[Start]

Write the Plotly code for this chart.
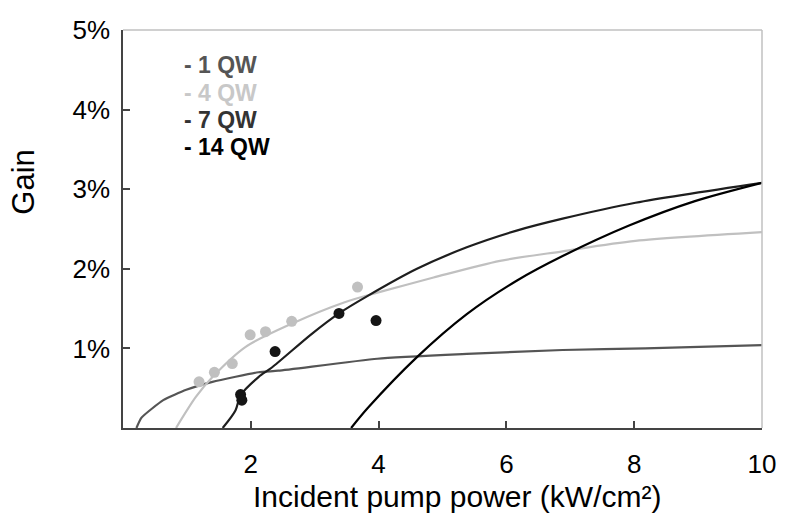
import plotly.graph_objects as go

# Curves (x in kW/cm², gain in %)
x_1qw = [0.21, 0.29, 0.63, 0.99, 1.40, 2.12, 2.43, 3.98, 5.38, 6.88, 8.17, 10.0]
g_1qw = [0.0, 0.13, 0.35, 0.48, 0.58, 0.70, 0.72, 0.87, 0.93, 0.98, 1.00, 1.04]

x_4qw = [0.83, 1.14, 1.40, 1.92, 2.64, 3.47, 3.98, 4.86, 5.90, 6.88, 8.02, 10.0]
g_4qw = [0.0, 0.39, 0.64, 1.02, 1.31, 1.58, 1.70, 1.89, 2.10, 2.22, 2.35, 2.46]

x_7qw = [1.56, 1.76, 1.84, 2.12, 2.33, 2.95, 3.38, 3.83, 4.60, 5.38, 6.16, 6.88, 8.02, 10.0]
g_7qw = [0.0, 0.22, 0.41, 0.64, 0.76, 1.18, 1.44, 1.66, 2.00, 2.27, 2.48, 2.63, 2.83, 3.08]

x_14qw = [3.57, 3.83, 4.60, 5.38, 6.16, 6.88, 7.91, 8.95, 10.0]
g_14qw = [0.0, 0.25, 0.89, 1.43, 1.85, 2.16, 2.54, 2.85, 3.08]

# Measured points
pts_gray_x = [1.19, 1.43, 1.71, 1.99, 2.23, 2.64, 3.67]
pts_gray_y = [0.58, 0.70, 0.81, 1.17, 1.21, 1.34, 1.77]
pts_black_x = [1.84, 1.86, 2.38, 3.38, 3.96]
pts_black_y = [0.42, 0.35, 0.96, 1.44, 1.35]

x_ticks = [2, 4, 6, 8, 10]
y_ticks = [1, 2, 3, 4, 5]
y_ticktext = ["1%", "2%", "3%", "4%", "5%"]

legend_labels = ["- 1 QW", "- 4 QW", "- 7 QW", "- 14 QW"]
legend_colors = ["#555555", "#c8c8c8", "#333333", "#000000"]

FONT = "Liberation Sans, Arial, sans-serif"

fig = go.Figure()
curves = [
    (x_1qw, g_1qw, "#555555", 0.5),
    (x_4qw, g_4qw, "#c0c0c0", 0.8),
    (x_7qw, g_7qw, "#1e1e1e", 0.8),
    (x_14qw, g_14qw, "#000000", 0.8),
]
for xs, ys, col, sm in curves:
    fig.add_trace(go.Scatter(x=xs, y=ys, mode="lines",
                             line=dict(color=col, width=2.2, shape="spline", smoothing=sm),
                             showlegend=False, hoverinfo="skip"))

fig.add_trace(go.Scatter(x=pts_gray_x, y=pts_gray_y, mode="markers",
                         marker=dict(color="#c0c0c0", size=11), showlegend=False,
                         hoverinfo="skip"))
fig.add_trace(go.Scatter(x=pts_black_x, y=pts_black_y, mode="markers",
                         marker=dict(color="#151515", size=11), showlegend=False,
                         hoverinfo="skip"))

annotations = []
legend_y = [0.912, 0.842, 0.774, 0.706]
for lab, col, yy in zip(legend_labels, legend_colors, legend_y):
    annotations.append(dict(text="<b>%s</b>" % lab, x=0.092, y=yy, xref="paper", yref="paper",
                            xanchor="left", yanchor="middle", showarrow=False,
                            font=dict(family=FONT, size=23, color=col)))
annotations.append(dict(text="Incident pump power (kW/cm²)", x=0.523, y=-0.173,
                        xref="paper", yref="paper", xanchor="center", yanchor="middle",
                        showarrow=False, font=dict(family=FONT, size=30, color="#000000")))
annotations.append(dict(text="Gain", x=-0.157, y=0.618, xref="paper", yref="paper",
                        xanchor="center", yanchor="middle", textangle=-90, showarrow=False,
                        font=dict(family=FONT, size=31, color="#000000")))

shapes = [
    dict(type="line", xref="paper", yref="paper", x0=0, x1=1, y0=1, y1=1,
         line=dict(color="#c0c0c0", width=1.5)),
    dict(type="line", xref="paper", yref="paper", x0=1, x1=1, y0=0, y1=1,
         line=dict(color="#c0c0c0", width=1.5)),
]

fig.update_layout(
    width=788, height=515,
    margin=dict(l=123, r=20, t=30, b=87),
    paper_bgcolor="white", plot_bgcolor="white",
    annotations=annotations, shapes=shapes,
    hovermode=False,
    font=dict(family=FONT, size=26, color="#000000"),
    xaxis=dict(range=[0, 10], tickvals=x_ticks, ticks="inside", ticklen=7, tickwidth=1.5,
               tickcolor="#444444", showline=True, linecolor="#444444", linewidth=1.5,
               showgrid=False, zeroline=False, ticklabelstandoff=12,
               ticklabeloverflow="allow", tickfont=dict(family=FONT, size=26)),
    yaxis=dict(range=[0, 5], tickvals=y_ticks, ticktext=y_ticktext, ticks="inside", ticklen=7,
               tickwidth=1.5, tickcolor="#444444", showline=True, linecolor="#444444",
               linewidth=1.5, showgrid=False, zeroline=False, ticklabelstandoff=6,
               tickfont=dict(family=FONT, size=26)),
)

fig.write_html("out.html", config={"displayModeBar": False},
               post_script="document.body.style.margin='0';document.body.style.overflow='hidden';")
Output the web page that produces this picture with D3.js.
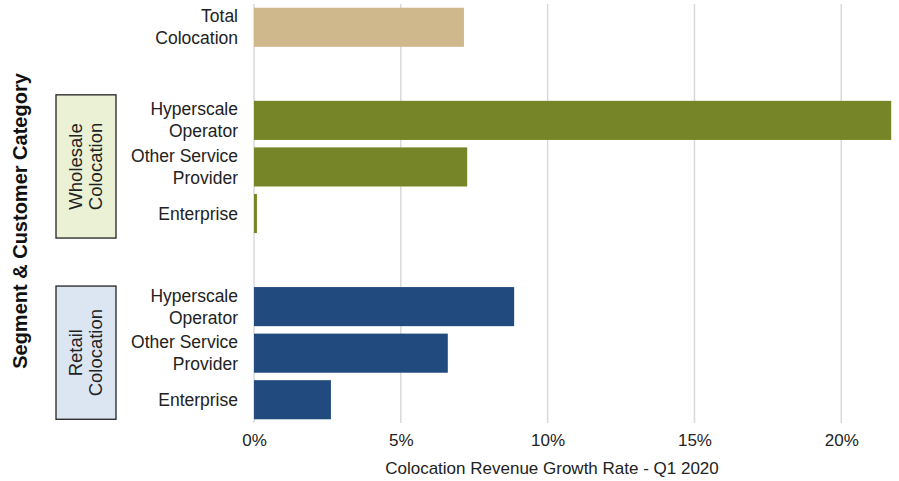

[End]

**THE EXERCISE**
Return the material line for line, from its beginning to the line that contains "g_14qw = [0.0, 0.25, 0.89, 1.43, 1.85, 2.16, 2.54, 2.85, 3.08]", with the pictures left out.

**SOLUTION**
Write the Plotly code for this chart.
import plotly.graph_objects as go

# Curves (x in kW/cm², gain in %)
x_1qw = [0.21, 0.29, 0.63, 0.99, 1.40, 2.12, 2.43, 3.98, 5.38, 6.88, 8.17, 10.0]
g_1qw = [0.0, 0.13, 0.35, 0.48, 0.58, 0.70, 0.72, 0.87, 0.93, 0.98, 1.00, 1.04]

x_4qw = [0.83, 1.14, 1.40, 1.92, 2.64, 3.47, 3.98, 4.86, 5.90, 6.88, 8.02, 10.0]
g_4qw = [0.0, 0.39, 0.64, 1.02, 1.31, 1.58, 1.70, 1.89, 2.10, 2.22, 2.35, 2.46]

x_7qw = [1.56, 1.76, 1.84, 2.12, 2.33, 2.95, 3.38, 3.83, 4.60, 5.38, 6.16, 6.88, 8.02, 10.0]
g_7qw = [0.0, 0.22, 0.41, 0.64, 0.76, 1.18, 1.44, 1.66, 2.00, 2.27, 2.48, 2.63, 2.83, 3.08]

x_14qw = [3.57, 3.83, 4.60, 5.38, 6.16, 6.88, 7.91, 8.95, 10.0]
g_14qw = [0.0, 0.25, 0.89, 1.43, 1.85, 2.16, 2.54, 2.85, 3.08]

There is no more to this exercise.